Deniz Aldemir yanımdayken Murat Bolat’ın aradığını ve ivedi çağırdığını söyledi. Beni orada bırakarak gitti. Yarım saat sonra tekrar geldi. ‘Uçuşumuz var hemen gidiyoruz’ dedi. Ben kendisinden bilgi almak amacıyla ‘şu telefonlarımızı kapatalım, tam olarak ne yapacağız bilgi verir misin’ dedim. O da ‘komutan ne görev verirse onu yapacağız’ karşılığını verdi. Hızlı hızlı arabayı sürdü. Orta genel maksat taburu pilot bekleme odasına gittik. O sırada bir kısım personelin orada toplandığını gördüm. Bir kısmı uçmaya hazır şekildeydi, bir kısmı sivildi. Sivil olanlar Albay Vedat Seven, Albay İsmail Yolcu idi. Üniformalı olanlar ise Albay Osman Çayır, Yarbay Halil Gül, Yarbay Ümran Taş, Binbaşı Deniz Aldemir, Yarbay Murat Bolat, Başçavuş Ertan Derin idi. Murat Bolat’ın emrindeki helikopterlerin hepsi dışarıda diziliydi. Halil Gül, ‘helikopterleri çalıştırıp Akıncı’ya gideceğiz’ dedi. Masaların üzerinde çelik yelekler, gece görüş gözlüğü, silahlar, mühimmatlar vardı.

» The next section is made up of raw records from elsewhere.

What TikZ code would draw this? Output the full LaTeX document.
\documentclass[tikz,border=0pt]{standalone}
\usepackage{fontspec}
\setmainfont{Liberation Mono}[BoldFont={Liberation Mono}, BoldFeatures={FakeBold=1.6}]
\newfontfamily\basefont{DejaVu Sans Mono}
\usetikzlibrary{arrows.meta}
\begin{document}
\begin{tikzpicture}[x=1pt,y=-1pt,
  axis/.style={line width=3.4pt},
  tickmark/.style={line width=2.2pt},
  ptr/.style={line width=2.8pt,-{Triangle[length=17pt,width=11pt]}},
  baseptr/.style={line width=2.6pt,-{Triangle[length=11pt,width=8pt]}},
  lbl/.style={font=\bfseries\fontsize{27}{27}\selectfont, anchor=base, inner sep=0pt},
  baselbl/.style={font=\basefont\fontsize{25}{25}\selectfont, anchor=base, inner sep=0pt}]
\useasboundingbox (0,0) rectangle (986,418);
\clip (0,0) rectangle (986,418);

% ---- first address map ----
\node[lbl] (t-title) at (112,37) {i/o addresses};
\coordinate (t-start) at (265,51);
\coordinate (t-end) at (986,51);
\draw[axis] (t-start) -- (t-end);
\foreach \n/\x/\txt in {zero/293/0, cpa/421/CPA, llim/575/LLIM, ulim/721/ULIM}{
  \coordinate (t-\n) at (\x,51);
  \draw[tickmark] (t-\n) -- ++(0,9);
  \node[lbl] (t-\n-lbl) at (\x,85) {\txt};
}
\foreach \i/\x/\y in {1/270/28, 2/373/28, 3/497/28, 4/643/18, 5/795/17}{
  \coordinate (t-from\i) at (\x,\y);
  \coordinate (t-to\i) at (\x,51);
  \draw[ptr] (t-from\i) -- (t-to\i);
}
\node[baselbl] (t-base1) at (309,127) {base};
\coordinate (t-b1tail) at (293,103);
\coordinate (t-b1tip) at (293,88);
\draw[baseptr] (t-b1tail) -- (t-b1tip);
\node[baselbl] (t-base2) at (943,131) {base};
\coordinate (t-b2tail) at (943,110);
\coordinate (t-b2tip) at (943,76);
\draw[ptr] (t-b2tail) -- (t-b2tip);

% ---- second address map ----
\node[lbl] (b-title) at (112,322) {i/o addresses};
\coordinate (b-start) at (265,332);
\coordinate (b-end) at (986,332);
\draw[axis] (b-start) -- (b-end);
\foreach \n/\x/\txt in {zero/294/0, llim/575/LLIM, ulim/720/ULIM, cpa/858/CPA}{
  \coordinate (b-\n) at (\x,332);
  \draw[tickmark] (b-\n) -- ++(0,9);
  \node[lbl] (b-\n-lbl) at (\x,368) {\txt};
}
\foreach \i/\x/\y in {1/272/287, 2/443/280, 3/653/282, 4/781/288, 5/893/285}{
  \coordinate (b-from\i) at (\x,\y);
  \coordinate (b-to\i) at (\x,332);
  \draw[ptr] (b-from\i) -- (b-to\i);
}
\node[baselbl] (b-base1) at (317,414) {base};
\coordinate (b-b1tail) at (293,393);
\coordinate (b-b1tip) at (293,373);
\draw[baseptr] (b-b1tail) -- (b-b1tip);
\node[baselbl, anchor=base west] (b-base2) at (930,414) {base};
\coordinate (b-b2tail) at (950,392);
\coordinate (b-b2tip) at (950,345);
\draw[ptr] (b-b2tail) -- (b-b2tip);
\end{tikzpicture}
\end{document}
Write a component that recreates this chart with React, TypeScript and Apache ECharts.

Karanlıktan fırsat bulup dışarı çıktım ve ‘Pastacı’yı arayarak olanları aktardım, ‘Akıncı’ya geçecekler’ dedim. ‘Tamam derhal kaşlayı terk et ve kesinlikle uçuşa katılma. Seni bıraktığımız yere gel, seni oradan aldıracağız’ dedi. Karanlıktan istifade sağdan soldan nizamiyeye ulaştım. İlk minibüse binip MİT’in beni bıraktığı yere gittim. 15-20 dakika sonra MİT’ten gelip beni aldılar. MİT’e gidemedik orada çatışma olduğunu söylediler. 2 saate yakın Ankara içerisinde dolaştık.
Ankara içerisinde dolaşırken saat 23.30 sıralarında beni dolaştıran MİT görevlisi ‘o şahısları bir ara sor bakalım faaliyetlerini öğrenmeye çalış’ dedi. Önce Özel Kuvvetler Hava Alayı’nda görevli Binbaşı Dursun Varlı’yı aradım, ulaşamadım. Binbaşı Gencay Böyük’ü aradım, ona da ulaşamadım. Gencay’ın sonradan Yunanistan’a kaçan gruptan olduğunu öğrendim. Deniz Aldemir’i aradım, gözlük bulamadığım için uçuşa çıkamadığımı söyledim. ‘Tamam dostum boşver’ dedi. En son Murat Bolat’ı aradım ona da aynısını söyledim. O da ‘Bana niye gelmedin, ben sana gözlük ayarlardım’ dedi. Biraz duraksadı peşinden de ‘s. git şerefsiz’ diyerek hakaret etti ve telefonu kapattı. Bu sırada saat 00.30 idi. Beni daha sonra evime bıraktılar.
Ben Skorsky helikopter kullanıyorum. Ankara içerisinde bu helikopteri kullanan 100’e yakın pilot vardır. Beni bu önemli görev için niye seçtiler onu bir türlü anlamış değilim. Kendilerinden olduklarını düşündüğüm personelin bir kısmını çağırmamışlar. Kendilerinden olanları sakladıkları için göreve çağırmadıklarını düşünüyorum. Eğer planlandığı gibi gitseydi, saat 03.00 gibi başlasalardı başarılı olabilirlerdi diye düşünüyorum.”